What the exercise asks
Take the material below and extract the lines from the one with "What seaborn and" through the one with "color=light, width=0.4, saturation=1, ax=ax, order=categories)", word for word, without pictures.

Stored rows
▶
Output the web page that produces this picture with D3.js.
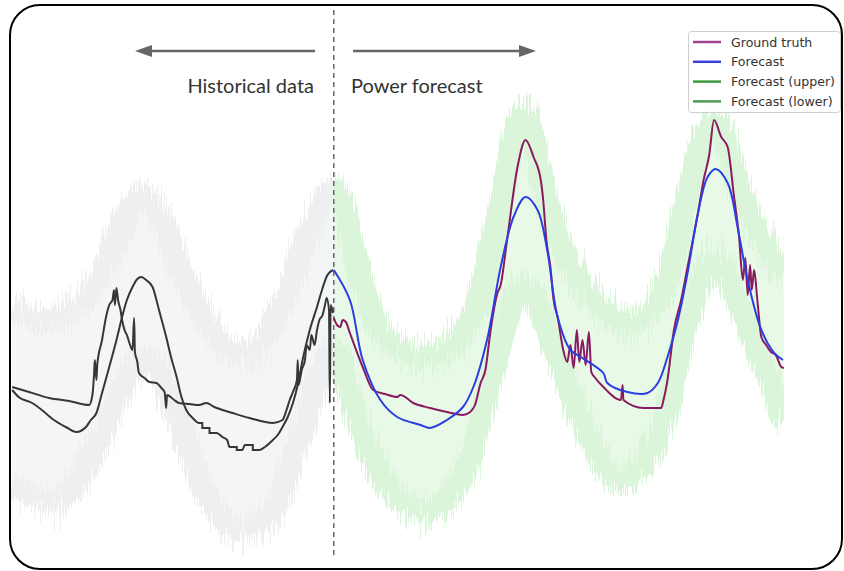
<!DOCTYPE html>
<html><head><meta charset="utf-8">
<script src="https://cdn.jsdelivr.net/npm/d3@7"></script>
<style>html,body{margin:0;padding:0;background:#fff;}svg{display:block;}</style>
</head><body>
<svg id="chart" width="844" height="571"></svg>
<script>
// ---- DATA (time in hours relative to forecast start, value in arbitrary power units) ----
const bandUpperT = [-40.1,-35.5,-30.5,-26.8,-24.3,-21.8,-18,-13,-9.3,-5.5,-2.4,0,3.6,5.8,9.9,14.1,17.4,20.4,23.6,27,29.5,32.4,36.6,40.8,44.1,47.3,51.6,56.1];
const bandUpperV = [50,48,53,65,73,69,54,42,43,55,68,74,55,46,41,42.4,49,68,89,69,59,52,47,53,73,88,70,57];
const bandLowerT = [-40.1,-34.3,-29.3,-25.5,-23,-19.9,-15.5,-11.8,-8,-4.3,0,2,4.9,8.3,12,15.8,19.5,23.6,27.6,30.8,35.8,40.1,44.1,47.4,51.6,56.1];
const bandLowerV = [15,12,24,37,40,30,12,6,9,24,42,33,20,12,10,16,36,55,42,28,16,23,48,60,47,28];

const histTruthT = [-40.1,-38,-35.5,-33,-30.5,-30.1,-29.9,-29.8,-29.6,-29.5,-28.9,-28.4,-28,-27.6,-27.4,-27.3,-27.1,-26.9,-26.6,-26.4,-26.1,-25.8,-25.4,-25.1,-24.9,-24.8,-24.5,-24.3,-23.6,-23,-22.1,-21.5,-21.1,-21,-20.9,-20.8,-19.9,-19.3,-18,-16.8,-15.9,-14.9,-12.6,-10.5,-7.6,-6.4,-5.9,-5.5,-5.1,-4.6,-4.5,-4.4,-4,-3.6,-3.4,-3,-2.8,-2.4,-2.1,-1.8,-1.4,-1.1,-0.9,-0.6,-0.5,-0.4,-0.1];
const histTruthV = [34.6,33.6,32.4,31.8,31,33,37,40,36,39,44,48.6,51,52,54,51,54.4,52,50,48,46,45,43,42,48.4,41.6,39.6,37.4,36.4,35.6,35.4,34.4,33.6,32,30.4,33,32,31.4,31.2,31,31.4,30.6,29.4,28.4,27.4,28,30,32,33.6,36,40,35,38,40,43,42,45,43,46,48,49,51,52.4,50,31.4,51,49.4];

const histModelT = [-40.1,-39.3,-37.6,-36.1,-34.9,-33.4,-32.1,-30.9,-30.3,-29.6,-28.9,-28,-27.1,-26.4,-25.8,-25.1,-24.5,-24,-23.4,-22.6,-21.8,-20.9,-20.3,-19.6,-19,-18.4,-17.6,-16.8,-16.4,-16.4,-15.5,-15.5,-14.6,-13.9,-13.3,-13,-12.1,-12.1,-11.4,-11.1,-10.1,-10.1,-9.3,-8.6,-7.6,-7,-6.4,-5.8,-5.1,-4.5,-3.9,-3,-2.1,-1.4,-0.8,-0.1];
const histModelV = [34,32.6,31.4,29.6,28,26.6,25.6,26.6,28,29.4,33.4,38.6,44,48.6,52,54.6,56.2,56.6,56,54.6,50,44.6,40.6,36.6,32.6,30,28.4,27.4,27.4,26.4,26.4,25.4,25.4,24.6,24,22.6,22.6,22,22,23,23,22,22,22.6,24,25,26.6,28.4,31.4,35,40,46,50.6,54.4,57,58];

const truthT = [0,0.4,0.8,1.1,1.5,2,3.6,4.9,6.4,7.9,8.3,9.9,12,14.1,16.1,17,17.6,18.3,18.9,19.5,20.4,20.8,21.6,22.9,23.9,24.9,25.8,26.1,26.5,27,27.4,27.9,28.6,29.1,29.5,29.9,30.3,30.6,31,31.4,31.8,32.1,32.6,33.6,35.8,36,36.1,38.6,40.8,41.1,41.6,42.4,43.3,44.1,45.4,46.1,46.8,47.4,48.3,49.1,49.9,50.5,51,51.3,51.6,51.9,52.1,52.4,52.8,53.3,53.9,54.5,55.1,55.8,56.1];
const truthV = [48.4,47,46.6,48,47.6,45.4,38.6,34,33.2,32.6,33,31.4,30.4,29.6,29,29.6,31,35.4,38,45.4,53.4,55,64,78.6,84,80.6,76,72,64,58.6,52,48.6,42,39.6,43,38.4,46,39.6,44,39,45.6,37.6,36.4,34.6,32,35,32,30.4,30.4,32,36,46,52,58.6,69.4,76,81,88,84.6,82.6,72.6,65,56,60.4,53,59,54,58,52,44.6,43,41.6,41,38.6,38.4];

const forecastT = [0,2,3.6,5.8,7.9,10.8,12,14.1,16.1,17.4,19.1,20.8,22.4,23.9,25.4,26.6,27.9,29.5,30.8,33.6,34.1,36.6,39.1,40.4,41.6,42.9,44.1,45.4,46.6,47.6,49.1,50.4,51.6,53.3,54.9,56];
const forecastV = [58,52,40,32,28.6,27,26.4,28,30.6,34.6,44,58.6,68.6,72.6,70,62,48.6,42,40.6,37.4,35.4,33.6,33.4,35.4,40.6,48,57.4,69.4,76.6,78.2,75.4,66,56,46,41.4,40];

const legendLabels = ["Ground truth","Forecast","Forecast (upper)","Forecast (lower)"];
const legendColors = ["#a0448f","#3b3fd6","#3d9a3d","#4f9a55"];
const regionLabels = ["Historical data","Power forecast"];

// ---- DRAW ----
const svg = d3.select("#chart");
const x = d3.scaleLinear().domain([-40, 56]).range([13, 783]);
const y = d3.scaleLinear().domain([0, 100]).range([560, 60]);
const pts = (T, V) => T.map((t, i) => [t, V[i]]);

const defs = svg.append("defs");
const f = defs.append("filter").attr("id","noise").attr("x","-5%").attr("y","-30%").attr("width","110%").attr("height","160%");
f.append("feTurbulence").attr("type","fractalNoise").attr("baseFrequency","0.7 0.006").attr("numOctaves",2).attr("seed",7).attr("result","t");
const ct = f.append("feComponentTransfer").attr("in","t").attr("result","t2");
ct.append("feFuncR").attr("type","linear").attr("slope",0).attr("intercept",0.5);
f.append("feDisplacementMap").attr("in","SourceGraphic").attr("in2","t2").attr("scale",55).attr("xChannelSelector","R").attr("yChannelSelector","G");

const t0 = x(0);
defs.append("clipPath").attr("id","histClip").append("rect").attr("x",11).attr("y",0).attr("width",t0-11).attr("height",571);
defs.append("clipPath").attr("id","fcClip").append("rect").attr("x",t0).attr("y",0).attr("width",x(56.1)-t0).attr("height",571);

const lineS = d3.line().x(d => x(d[0])).y(d => y(d[1])).curve(d3.curveCatmullRom);
const lineM = d3.line().x(d => x(d[0])).y(d => y(d[1])).curve(d3.curveMonotoneX);

const up = pts(bandUpperT, bandUpperV), lo = pts(bandLowerT, bandLowerV);
const fillPath = lineS(up) + lineS(lo.slice().reverse()).replace(/^M/, "L") + "Z";

function band(clip, fillCol, ribbonCol) {
  const g = svg.append("g").attr("clip-path", `url(#${clip})`);
  g.append("path").attr("d", fillPath).attr("fill", fillCol);
  const r = g.append("g").attr("filter","url(#noise)");
  [up, lo].forEach(p => r.append("path").attr("d", lineS(p)).attr("fill","none")
    .attr("stroke", ribbonCol).attr("stroke-width", 24));
}
band("histClip", "#f4f5f6", "#eeeff0");
band("fcClip", "#e8f9e8", "#daf5da");

// dashed divider
svg.append("line").attr("x1", t0).attr("x2", t0).attr("y1", 10).attr("y2", 556)
  .attr("stroke","#444").attr("stroke-width",1.2).attr("stroke-dasharray","5,4");

// historical lines
svg.append("path").attr("d", lineM(pts(histModelT, histModelV))).attr("fill","none").attr("stroke","#363636").attr("stroke-width",2);
svg.append("path").attr("d", lineM(pts(histTruthT, histTruthV))).attr("fill","none").attr("stroke","#363636").attr("stroke-width",2);
// forecast lines
svg.append("path").attr("d", lineM(pts(truthT, truthV))).attr("fill","none").attr("stroke","#8a1a60").attr("stroke-width",2);
svg.append("path").attr("d", lineS(pts(forecastT, forecastV))).attr("fill","none").attr("stroke","#2b3ee0").attr("stroke-width",2);

// arrows
const ac = "#666";
svg.append("line").attr("x1",315).attr("x2",150).attr("y1",51).attr("y2",51).attr("stroke",ac).attr("stroke-width",2.5);
svg.append("path").attr("d","M135,51L152,45L152,57Z").attr("fill",ac);
svg.append("line").attr("x1",353).attr("x2",520).attr("y1",51).attr("y2",51).attr("stroke",ac).attr("stroke-width",2.5);
svg.append("path").attr("d","M536,51L519,45L519,57Z").attr("fill",ac);

svg.append("text").attr("x",314).attr("y",93).attr("text-anchor","end").attr("font-family","Lato").attr("font-size",20).attr("fill","#333").text(regionLabels[0]);
svg.append("text").attr("x",351).attr("y",93).attr("font-family","Lato").attr("font-size",20).attr("fill","#333").text(regionLabels[1]);

// legend
const lg = svg.append("g");
lg.append("rect").attr("x",688.5).attr("y",31.5).attr("width",152).attr("height",81).attr("rx",3)
  .attr("fill","#fff").attr("fill-opacity",0.85).attr("stroke","#cfcfcf");
legendLabels.forEach((l, i) => {
  const yy = 42 + i * 19.8;
  lg.append("line").attr("x1",693).attr("x2",721).attr("y1",yy).attr("y2",yy).attr("stroke",legendColors[i]).attr("stroke-width",2.5);
  lg.append("text").attr("x",731).attr("y",yy+4.5).attr("font-family","DejaVu Sans").attr("font-size",12.6).attr("fill","#333").text(l);
});

// frame
svg.append("rect").attr("x",10).attr("y",5).attr("width",832).attr("height",564).attr("rx",30)
  .attr("fill","none").attr("stroke","#000").attr("stroke-width",2);
</script>
</body></html>
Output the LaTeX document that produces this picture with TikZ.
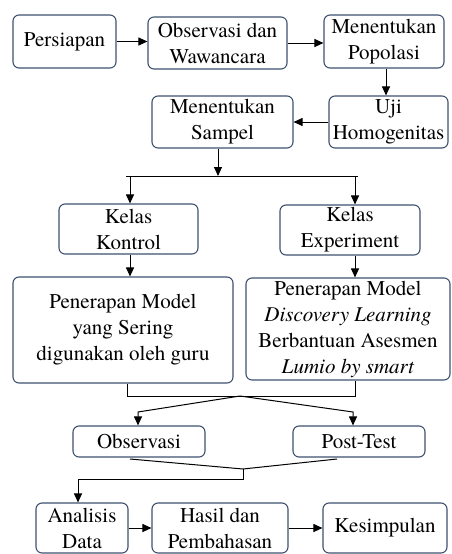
\documentclass[tikz,border=0pt]{standalone}
\usepackage{fontspec}
\setmainfont{TeX Gyre Termes}
\usetikzlibrary{arrows.meta}
\definecolor{boxline}{RGB}{62,82,112}
\tikzset{
  box/.style={draw=boxline, line width=1.1pt, rounded corners=6pt, align=center,
    inner sep=0pt, font=\rmfamily\fontsize{21}{26}\selectfont, text=black},
  conn/.style={line width=1pt, draw=black},
  arr/.style={conn, -{Triangle[length=9pt,width=8pt]}}
}
\begin{document}
\begin{tikzpicture}[x=1pt,y=-1pt]
\useasboundingbox (0,0) rectangle (452,554);
% row 1
\node[box, minimum width=103pt, minimum height=53pt] (persiapan) at (64.5,41.5) {Persiapan};
\node[box, minimum width=139pt, minimum height=52pt] (obs) at (217.5,43) {Observasi dan\\Wawancara};
\node[box, minimum width=120pt, minimum height=53pt] (pop) at (384,41.5) {Menentukan\\Popolasi};
% row 2
\node[box, minimum width=119pt, minimum height=52pt] (uji) at (388.5,122) {Uji\\Homogenitas};
\node[box, minimum width=141pt, minimum height=52pt] (sampel) at (222.5,122) {Menentukan\\Sampel};
% row 3
\node[box, minimum width=139pt, minimum height=50pt] (kontrol) at (128.5,229) {Kelas\\Kontrol};
\node[box, minimum width=140pt, minimum height=50pt] (exp) at (350,230) {Kelas\\Experiment};
% row 4
\node[box, minimum width=220pt, minimum height=106pt] (penL) at (123,330) {Penerapan Model\\yang Sering\\digunakan oleh guru};
\node[box, minimum width=204pt, minimum height=102pt] (penR) at (348,329) {Penerapan Model\\\textit{Discovery Learning}\\Berbantuan Asesmen\\\textit{Lumio by smart}};
% row 5
\node[box, minimum width=132pt, minimum height=31pt] (observasi) at (139,441.5) {Observasi};
\node[box, minimum width=132pt, minimum height=31pt] (post) at (359,441.5) {Post-Test};
% row 6
\node[box, minimum width=92pt, minimum height=50pt] (analisis) at (82,528) {Analisis\\Data};
\node[box, minimum width=136pt, minimum height=50pt] (hasil) at (220,528) {Hasil dan\\Pembahasan};
\node[box, minimum width=124pt, minimum height=50pt] (kesimpulan) at (385,528) {Kesimpulan};

% coordinates
\coordinate (s1) at (218,176);
\coordinate (hL) at (126,176);
\coordinate (hR) at (358,176);
\coordinate (jL) at (127,396);
\coordinate (jR) at (355,396);
\coordinate (jM) at (240,396);
\coordinate (dL) at (138,412);
\coordinate (dR) at (353,412);
\coordinate (oB) at (130,459);
\coordinate (pB) at (337,459);
\coordinate (m2) at (243,469);
\coordinate (m3) at (243,479);
\coordinate (m4) at (78,479);

% connectors
\draw[arr] (persiapan.east) -- (obs.west |- persiapan.east);
\draw[arr] (obs.east) -- (pop.west |- obs.east);
\draw[arr] (pop.south -| 386,0) -- (uji.north -| 386,0);
\draw[arr] (uji.west) -- (sampel.east);
\draw[arr] (sampel.south -| s1) -- (s1);
\draw[conn] (hL) -- (hR);
\draw[arr] (130,176) -- (kontrol.north -| 130,0);
\draw[arr] (355,176) -- (exp.north -| 355,0);
\draw[arr] (kontrol.south -| 130,0) -- (penL.north -| 130,0);
\draw[arr] (exp.south -| 355,0) -- (penR.north -| 355,0);
\draw[conn] (penL.south -| jL) -- (jL) -- (jR) -- (penR.south -| jR);
\draw[arr] (jM) -- (dL) -- (observasi.north -| dL);
\draw[arr] (jM) -- (dR) -- (post.north -| dR);
\draw[conn] (oB) -- (m2) -- (pB);
\draw[arr] (m2) -- (m3) -- (m4) -- (analisis.north -| m4);
\draw[arr] (analisis.east) -- (hasil.west);
\draw[arr] (hasil.east) -- (kesimpulan.west);
\end{tikzpicture}
\end{document}
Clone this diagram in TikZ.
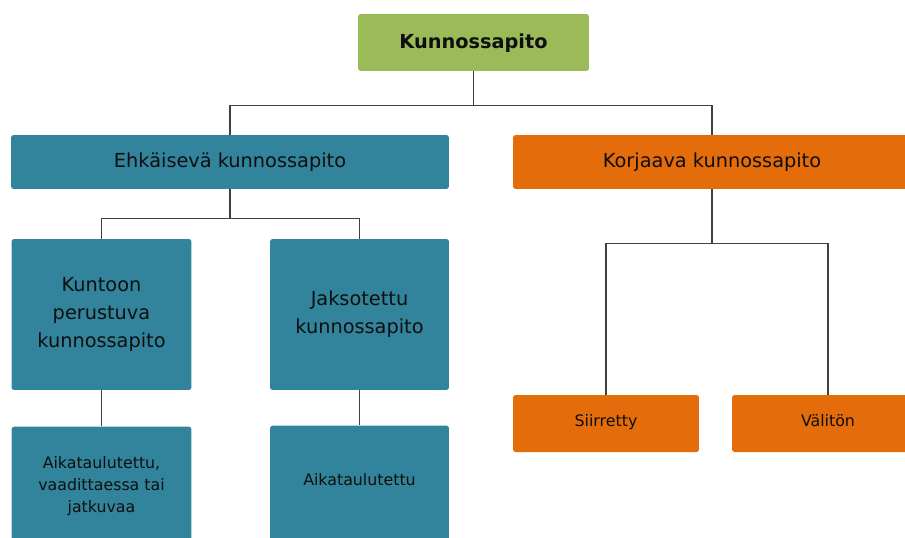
\documentclass[tikz,border=0pt]{standalone}
\usepackage{fontspec}
\setmainfont{DejaVu Sans}
\usepackage{xcolor}
\usepackage{tikz}
\usetikzlibrary{positioning}
\definecolor{kpgreen}{RGB}{155,187,89}
\definecolor{kpteal}{RGB}{49,132,155}
\definecolor{kporange}{RGB}{228,108,10}
\definecolor{kpline}{RGB}{64,64,64}
\definecolor{kptext}{RGB}{15,15,15}
\tikzset{
  kpbox/.style={
    rectangle, rounded corners=1.5pt,
    inner sep=2pt, align=center, text=kptext
  },
  kproot/.style={
    kpbox, fill=kpgreen,
    minimum width=4.62cm, minimum height=1.14cm,
    text height=1.6ex, text depth=0.4ex,
    font=\fontsize{11}{13}\selectfont\bfseries
  },
  kphead/.style={
    kpbox, minimum height=1.08cm,
    text height=1.6ex, text depth=0.4ex,
    font=\fontsize{11}{13}\selectfont
  },
  kptype/.style={
    kpbox, fill=kpteal,
    minimum width=3.6cm, minimum height=3.02cm,
    font=\fontsize{11}{16}\selectfont
  },
  kpleaf/.style={
    kpbox, fill=kpteal,
    minimum width=3.6cm, minimum height=2.36cm,
    font=\fontsize{9}{12.5}\selectfont
  },
  kpsmall/.style={
    kpbox, fill=kporange,
    minimum height=1.14cm,
    text height=1.6ex, text depth=0.2cm,
    font=\fontsize{9}{11}\selectfont
  },
  kplink/.style={draw=kpline, line width=0.9pt}
}
\begin{document}
\begin{tikzpicture}[x=0.02cm, y=-0.02cm]
\clip (0,0) rectangle (905,537);

% ---- root ----
\node[kproot] (Root) at (473.5,42.5) {Kunnossapito};

% ---- main branches ----
\node[kphead, fill=kpteal, minimum width=8.76cm] (Ehk) at (230,162) {Ehkäisevä kunnossapito};
\node[kphead, fill=kporange, minimum width=7.96cm] (Korj) at (712,162) {Korjaava kunnossapito};

% ---- preventive ----
\node[kptype] (Kunt) at (101.5,314.5) {Kuntoon\\ perustuva\\ kunnossapito};
\node[kptype, minimum width=3.58cm] (Jaks) at (359.5,314.5) {Jaksotettu\\ kunnossapito};
\node[kpleaf, below=0.72cm of Kunt] (AikaA) {Aikataulutettu,\\ vaadittaessa tai\\ jatkuvaa};
\node[kpleaf, minimum width=3.58cm, text depth=0.2cm, below=0.70cm of Jaks] (AikaB) {Aikataulutettu};

% ---- corrective ----
\node[kpsmall, minimum width=3.72cm] (Siir) at (606,423.5) {Siirretty};
\node[kpsmall, minimum width=3.84cm] (Valit) at (828,423.5) {Välitön};

% ---- links ----
\draw[kplink] (Root.south) -- ++(0,34) -| (Ehk.north);
\draw[kplink] (Root.south) -- ++(0,34) -| (Korj.north);
\draw[kplink] (Ehk.south) -- ++(0,29) -| (Kunt.north);
\draw[kplink] (Ehk.south) -- ++(0,29) -| (Jaks.north);
\draw[kplink] (Korj.south) -- ++(0,54) -| (Siir.north);
\draw[kplink] (Korj.south) -- ++(0,54) -| (Valit.north);
\draw[kplink] (Kunt.south) -- (AikaA.north);
\draw[kplink] (Jaks.south) -- (AikaB.north);

\end{tikzpicture}
\end{document}
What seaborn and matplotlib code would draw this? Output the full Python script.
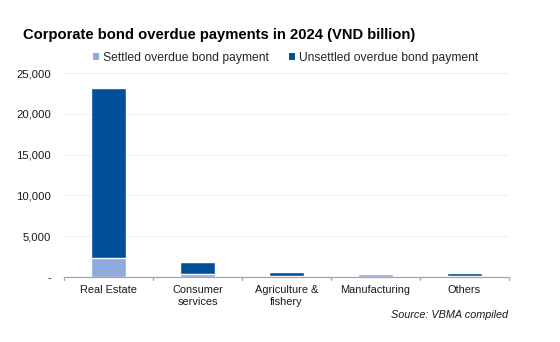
import matplotlib
matplotlib.use("Agg")
import matplotlib.pyplot as plt
import seaborn as sns
import pandas as pd
from matplotlib.patches import Patch
from matplotlib.ticker import FuncFormatter

categories = ["Real Estate", "Consumer\nservices", "Agriculture &\nfishery", "Manufacturing", "Others"]
settled = [2340, 290, 60, 280, 70]
unsettled = [20820, 1480, 500, 20, 380]
yticks = [0, 5000, 10000, 15000, 20000, 25000]

title = "Corporate bond overdue payments in 2024 (VND billion)"
legend_labels = ["Settled overdue bond payment", "Unsettled overdue bond payment"]
source = "Source: VBMA compiled"

dark = "#03509A"
light = "#8FAADC"

sns.set_theme(style="white")
plt.rcParams["font.family"] = ["Liberation Sans", "DejaVu Sans"]

df = pd.DataFrame({"category": categories, "settled": settled, "unsettled": unsettled})
df["total"] = df["settled"] + df["unsettled"]

W, H = 560, 342
fig = plt.figure(figsize=(5.6, 3.42), dpi=100)
ax = fig.add_axes([64 / W, 1 - 276.7 / H, 445 / W, 203.4 / H])

sns.barplot(data=df, x="category", y="total", color=dark, width=0.4, saturation=1, ax=ax, order=categories)
sns.barplot(data=df, x="category", y="settled", color=light, width=0.4, saturation=1, ax=ax, order=categories)

ax.set_ylim(0, 25000)
ax.set_xlim(-0.5, len(categories) - 0.5)
ax.set_yticks(yticks)
ax.yaxis.set_major_formatter(FuncFormatter(lambda v, p: "-" if v == 0 else f"{int(v):,}"))
ax.grid(axis="y", color="#EFEFEF", linewidth=0.8)
ax.set_axisbelow(True)
for s in ["top", "right", "left"]:
    ax.spines[s].set_visible(False)
ax.spines["bottom"].set_color("#A6A6A6")
ax.spines["bottom"].set_linewidth(0.9)
ax.set_xlabel("")
ax.set_ylabel("")
ax.tick_params(axis="y", length=0, labelsize=8.1, pad=9.4, colors="#1a1a1a")
ax.tick_params(axis="x", length=0, labelsize=7.9, pad=6.3, colors="#1a1a1a")
for xb in [i - 0.5 for i in range(len(categories) + 1)]:
    ax.plot([xb, xb], [0, -0.016], transform=ax.get_xaxis_transform(), color="#A6A6A6", lw=0.9, clip_on=False)

fig.text(23 / W, 1 - 39.5 / H, title, fontsize=10.6, fontweight="bold", va="baseline", ha="left", color="black")

handles = [Patch(facecolor=light, edgecolor="none"), Patch(facecolor=dark, edgecolor="none")]
fig.legend(handles, legend_labels, loc="center left", bbox_to_anchor=(93 / W, 1 - 57.5 / H), ncol=2,
           frameon=False, fontsize=8.75, handlelength=0.5, handleheight=0.5, handletextpad=0.35,
           columnspacing=1.6, borderaxespad=0, borderpad=0)

fig.text(508 / W, 1 - 315 / H, source, fontsize=7.8, style="italic", ha="right", va="center", color="#1a1a1a")

fig.savefig("out.png", dpi=100)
◀
Answer to this problem
What seaborn and matplotlib code would draw this? Output the full Python script.
import matplotlib
matplotlib.use("Agg")
import matplotlib.pyplot as plt
import seaborn as sns
import pandas as pd
from matplotlib.patches import Patch
from matplotlib.ticker import FuncFormatter

categories = ["Real Estate", "Consumer\nservices", "Agriculture &\nfishery", "Manufacturing", "Others"]
settled = [2340, 290, 60, 280, 70]
unsettled = [20820, 1480, 500, 20, 380]
yticks = [0, 5000, 10000, 15000, 20000, 25000]

title = "Corporate bond overdue payments in 2024 (VND billion)"
legend_labels = ["Settled overdue bond payment", "Unsettled overdue bond payment"]
source = "Source: VBMA compiled"

dark = "#03509A"
light = "#8FAADC"

sns.set_theme(style="white")
plt.rcParams["font.family"] = ["Liberation Sans", "DejaVu Sans"]

df = pd.DataFrame({"category": categories, "settled": settled, "unsettled": unsettled})
df["total"] = df["settled"] + df["unsettled"]

W, H = 560, 342
fig = plt.figure(figsize=(5.6, 3.42), dpi=100)
ax = fig.add_axes([64 / W, 1 - 276.7 / H, 445 / W, 203.4 / H])

sns.barplot(data=df, x="category", y="total", color=dark, width=0.4, saturation=1, ax=ax, order=categories)
sns.barplot(data=df, x="category", y="settled", color=light, width=0.4, saturation=1, ax=ax, order=categories)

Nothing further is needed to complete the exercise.